Wertschätzung respektive Wert-»Wissen«

Das Thema Wertschätzung erstreckt sich über vielfältige Ebenen unseres Lebens, sei es in der Familie, am Arbeitsplatz oder in der Gemeinschaft. Wertschätzung formt Beziehungen, bereichert Arbeitsumgebungen und fördert individuelle Wachstumsprozesse. Sie bildet den Kern von Respekt, Empathie und Verbindung. In einer Zeit, in der schnelle Kommunikation und hektische Routinen oft die Oberhand gewinnen, ist die Praxis der Wertschätzung von hoher Relevanz. Sie ist mehr als nur Höflichkeit. Von der Anerkennung kleiner Gesten bis zur Schaffung eines Klimas des Vertrauens ist sie Schlüsselkomponente für ein harmonisches Miteinander. Von den kleinen, alltäglichen Gesten der Dankbarkeit bis hin zur tiefen Anerkennung der individuellen Einzigartigkeit zeigt sie sich vielfältig.

Wertschätzung formt die Art und Weise, wie wir uns selbst und andere sehen. Sie stärkt unsere Resilienz durch die positiven Auswirkungen der Wertschätzung auf unsere zwischenmenschlichen Beziehungen und auf unsere eigene psychische Gesundheit.

Für die Schule ist Wertschätzung von größter Bedeutung. Sie schafft eine positive Lernumgebung, in der Wachstum möglich und erwünscht ist. Außerdem bereitet eine gelebte und dadurch erfahrene Kultur der Wertschätzung die Schüler darauf vor, verantwortungsbewusste, beziehungsfähige und empathische Mitglieder der Gesellschaft zu werden.

Die Bedeutung von Wertschätzung in der Schule zeigt sich in folgenden Bereichen:

  • Aufbau und Entwicklung eines gesunden Selbstwertgefühls durch Vertrauen in die eigenen Fähigkeiten
  • Motivation und Ansporn durch das Gefühl, gesehen zu sein
  • Klima für respektvolle Zusammenarbeit schaffen durch positive Beziehungen
  • Steigende Lernbereitschaft durch die Würdigung der Anstrengung, unabhängig vom Ergebnis
  • Reduzierung von Stress durch das Wissen, dass Fehler Teil des Lernprozesses sind
  • Bessere Lehrer-Schüler-Kommunikation durch den bewussten Raum für Fragen und Unterstützung

Vom Wissen und Schätzen: Manchmal können wir uns ganz schön verschätzen, wenn es zum Beispiel um den Wert einer Sache geht.
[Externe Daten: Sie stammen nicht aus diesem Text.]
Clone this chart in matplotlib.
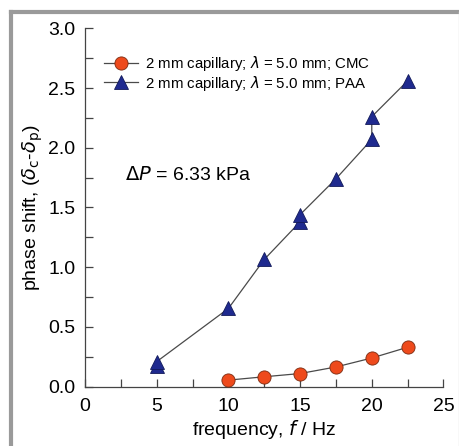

Wäre es da nicht besser, den Wert zu wissen? Manchmal erkennt man den Wert von etwas auch erst, wenn man »es« nicht mehr hat … Wenn ich den Wert einer Sache, eines Umstands oder einer Person weiß und kenne, begegne ich diesen mit größerem Respekt und mehr Dankbarkeit. Seien Sie sich gewiss über den Wert derer, die Ihnen anvertraut sind. Seien Sie sich gewiss über den Wert Ihrer Arbeit.

Auf welche Weise können Sie Wertschätzung bewusst ins schulische Leben integrieren? Welche (kleinen) Gesten der Dankbarkeit wollen Sie direkt umsetzen? Wodurch stärken Sie das Klima des Vertrauens in Ihrem Umfeld? Wessen Wert sind Sie sich gewiss (wodurch)?